The reason the price went up 600% is the availability of those loans.
That is, it was the financialization of education that made this possible, because it is through financialization that entities sit down and figure out exactly how much they can extract from others in a transaction, causing the price to rise right to that limit. At the same time they lobby vigorously for "ever-easier-appearing" (but more-onerous in fact) terms that increasingly transfer the fruits of the result of whatever has been financialized from the buyer to the seller through that increased price!
The result of this paradigm and the unholy alliance between banks, Wall Street, Washington DC and the colleges themselves is that the marginal utility of college degrees for many, perhaps even the majority of students, is now negative.

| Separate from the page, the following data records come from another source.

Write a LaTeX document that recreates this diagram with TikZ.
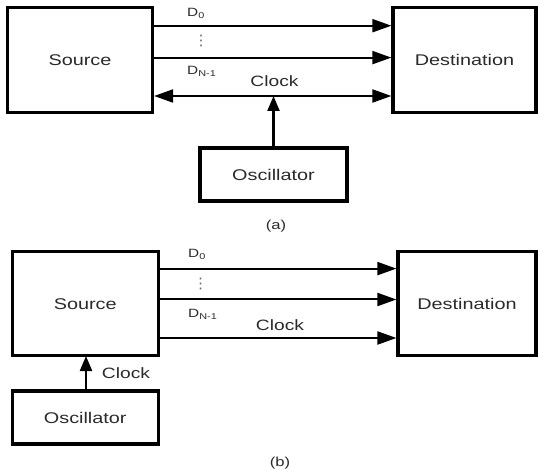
\documentclass[tikz,border=0pt]{standalone}
\usepackage{fontspec}
\setmainfont{Liberation Sans}[FakeStretch=1.28]
\newfontfamily\symfont{DejaVu Sans}
\usetikzlibrary{arrows.meta}
\definecolor{ink}{HTML}{2A2A2A}
\definecolor{dotgray}{HTML}{606060}
\tikzset{
  block/.style={draw=black, line width=3.2pt, fill=white, inner sep=0pt,
    text=ink, font=\fontsize{15.5}{17}\selectfont},
  sig/.style={line width=2pt, -{Triangle[length=19pt,width=13pt]}},
  bisig/.style={line width=2pt, {Triangle[length=19pt,width=13pt]}-{Triangle[length=19pt,width=13pt]}},
  uparrow/.style={line width=2.2pt, -{Triangle[length=15pt,width=12pt]}},
  lbl/.style={text=ink, inner sep=0pt, font=\fontsize{15}{17}\selectfont},
  dlbl/.style={text=ink, inner sep=0pt, anchor=west, font=\fontsize{12}{13}\selectfont},
  dotlbl/.style={text=dotgray, inner sep=0pt, font=\symfont\fontsize{14.5}{15}\selectfont},
  smalltext/.style={text=ink, inner sep=0pt, font=\fontsize{13}{14}\selectfont},
}
\newcommand{\sublbl}[1]{\raisebox{-0.3ex}{\fontsize{8.5}{9}\selectfont #1}}
\begin{document}
\begin{tikzpicture}[x=1pt,y=-1pt]
\useasboundingbox (0,0) rectangle (538,470);

% ---------------- (a) common clock driven from one oscillator
\node[block, minimum width=145pt, minimum height=105pt] (srcA) at (80,60) {Source};
\node[block, minimum width=143pt, minimum height=105pt] (dstA) at (464.5,60) {Destination};
\node[block, minimum width=147pt, minimum height=53pt] (oscA) at (273.5,174.5) {Oscillator};

\coordinate (a0) at (srcA.east |- 0,25.7);
\coordinate (a1) at (srcA.east |- 0,57.6);
\coordinate (ac) at (srcA.east |- 0,96);
\coordinate (a0e) at (dstA.west |- 0,25.7);
\coordinate (a1e) at (dstA.west |- 0,57.6);
\coordinate (ace) at (dstA.west |- 0,96);
\coordinate (tapA) at (oscA.north |- 0,96);

\draw[sig] (a0) -- (a0e);
\draw[sig] (a1) -- (a1e);
\draw[bisig] (ac) -- (ace);
\draw[uparrow] (oscA.north) -- (tapA);

\node[dlbl] (d0A) at (187,13) {D\sublbl{0}};
\node[dotlbl] (dotsA) at (201,40.5) {⋮};
\node[dlbl] (dnA) at (187,71) {D\sublbl{N-1}};
\node[lbl] (clkA) at (274.5,81) {Clock};
\node[smalltext] (capA) at (276,226.5) {(a)};

% ---------------- (b) oscillator feeding the source only
\node[block, minimum width=146pt, minimum height=104pt] (srcB) at (85.25,303.75) {Source};
\node[block, minimum width=138pt, minimum height=104pt] (dstB) at (467,303.75) {Destination};
\node[block, minimum width=146pt, minimum height=53pt] (oscB) at (85.25,417.5) {Oscillator};

\coordinate (b0) at (srcB.east |- 0,268.6);
\coordinate (b1) at (srcB.east |- 0,299.5);
\coordinate (bc) at (srcB.east |- 0,338);
\coordinate (b0e) at (dstB.west |- 0,268.6);
\coordinate (b1e) at (dstB.west |- 0,299.5);
\coordinate (bce) at (dstB.west |- 0,338);
\coordinate (oB) at (86,391);
\coordinate (sB) at (86,356);

\draw[sig] (b0) -- (b0e);
\draw[sig] (b1) -- (b1e);
\draw[sig] (bc) -- (bce);
\draw[uparrow] (oB) -- (sB);

\node[dlbl] (d0B) at (188,254) {D\sublbl{0}};
\node[dotlbl] (dotsB) at (200.7,284) {⋮};
\node[dlbl] (dnB) at (188,314) {D\sublbl{N-1}};
\node[lbl] (clkB) at (280,325) {Clock};
\node[lbl] (clkB2) at (126,373) {Clock};
\node[smalltext] (capB) at (280,463) {(b)};
\end{tikzpicture}
\end{document}
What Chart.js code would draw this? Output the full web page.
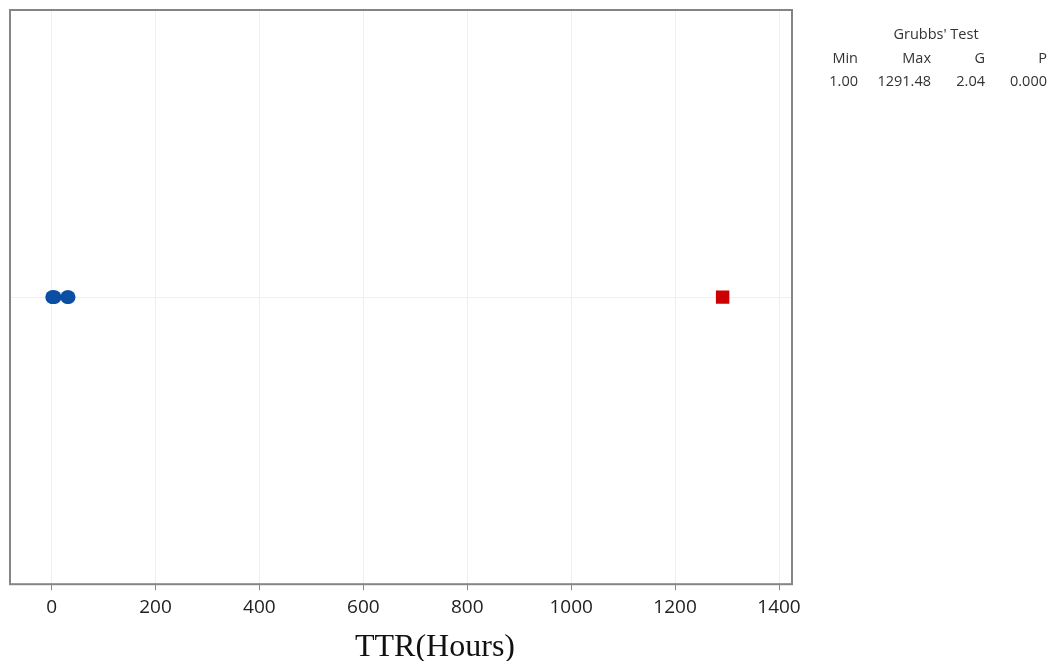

Remember that the school, the lender, Wall Street and Washington DC do not care about individual outcomes. They could give a damn about whether college is a good deal for you.
That is what happens when anything becomes financialized; the only metric that matters is the aggregate outcome for the financial chef; that is, his goal is to strip all but one penny of the benefit on average from the participants and keep it.
The closer he gets to that goal the more money he makes. He does not care about your outcome, only that in aggregate the pool of "buyers" keep just enough that the next group will come in the door.
In other words so long as they can point to a few rocket scientists that make $100,000 a year right out of school that you can only make $30,000 and leave school with $150,000 in non-dischargeable debt, thereby virtually guaranteeing financial hardship if not outright bankruptcy, does not matter to them at all!
The colleges are not only aware of this they are willing participants in that they have their own finance offices that will help you arrange for your own fiscal destruction and, if they (or you) can talk your parents into it, theirs as well.
This must be stopped -- but until the financialization of education is reversed it won't be. Until that day comes the best you can do is to take a long, hard look at the numbers and figure out how to get the education you want without taking any debt at all. If that cannot be done given your specific set of circumstances then in most cases what you're proposing to do is objectively a bad deal.